If Keegan was not the right choice for Newcastle then why bring him back? Whatever you consider the merits of the man he had a connection with the Newcastle support that transcends even the usual cynicism of the average football fan. It is a rare devotion that has to be witnessed in person in a full St James' Park to be truly understood. It may be built on sentimentality and the fading memories of a beguiling, if chaotic, failed attempt to win the League 12 years ago. It may be built upon the memory of Keegan as a player at the club 24 years hence. But it is genuine, and the unpalatable truths that the board have forced Keegan to serve up over the last few months have placed that special bond with the Newcastle public under threat.

He has been forced into the role of a placeman for a discredited regime. It has been Keegan who has had to front up when James Milner was sold, when attempts to sign Jonathan Woodgate, Luka Modric and Peter Crouch failed on the unwillingness of executive director Dennis Wise to pay competitive salaries. It was Keegan who was forced to explain why Michael Owen's future at the club was in doubt. His credibility with the Newcastle support, hard-won, laid-down over years was in danger. That is why it is better that he goes before it is exhausted.

Why did it take so long before the relationship reached breaking point? Perhaps, like the rest of us, because Keegan has a mortgage and bills to pay. He has a sizeable stake in the Soccer Circus attraction in Glasgow which always struck you as a quaintly outdated enterprise, an enterprise with which only Keegan, with his unquenchable enthusiasm, would have got involved. Perhaps he needed that lucrative job at Newcastle.

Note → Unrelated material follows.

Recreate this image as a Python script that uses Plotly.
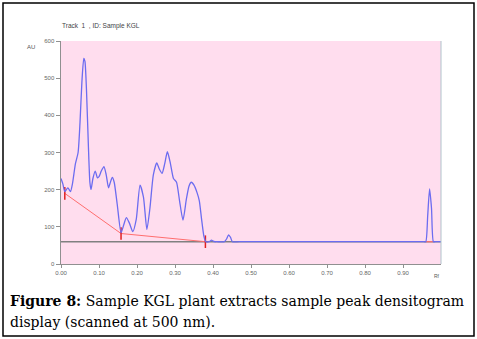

A more pertinent question is why the Ashley regime chose to employ a manager who, anyone could have told them, would always be hugely at odds with the way in which they intended to run their business. Ashley wanted his club to be run like Tottenham Hotspur or Seville, preferably with the success of the latter. Both target young players who they believe will rise in value and can be sold for a profit. It is a delicate balancing act, it requires great organisation and a brilliant scouting network. None of which Newcastle's recruitment team, under Wise, have demonstrated that they have at their disposal.

When coupled with a manager who has spent almost three years out the game and does not have much of an idea of the best players in Europe beyond the weekly Champions League highlights package this was always to be a destructive clash of cultures. In the beginning, Keegan wanted to know why the club was not in the market for players such as Ronaldinho and Frank Lampard. If that sounds preposterous, it is no less ridiculous than Wise and vice-president Tony Jimenez failing to land a player of any note this summer. Their last-minute buying was so panicky that is hard to believe they ever saw Gonzalez play before signing him.

A recruitment strategy that is failing. A manager who never believed in it in the first place. How sad that Keegan's relationship with Newcastle had to end like this. To many – those who do not climb the hill to St James' Park every other weekend –he will remain a difficult figure to take seriously, forever jabbing his finger at the screen, the headphones clamped over his ears. To the faithful he is the man who had a lot of affection for a club that has survived on sweet nothing since 1969. "Shankly's love for Liverpool is no greater than my love for Newcastle," Keegan said last season. To some that is good only for a sneer. But he meant it and loving Newcastle has become a lot harder since yesterday.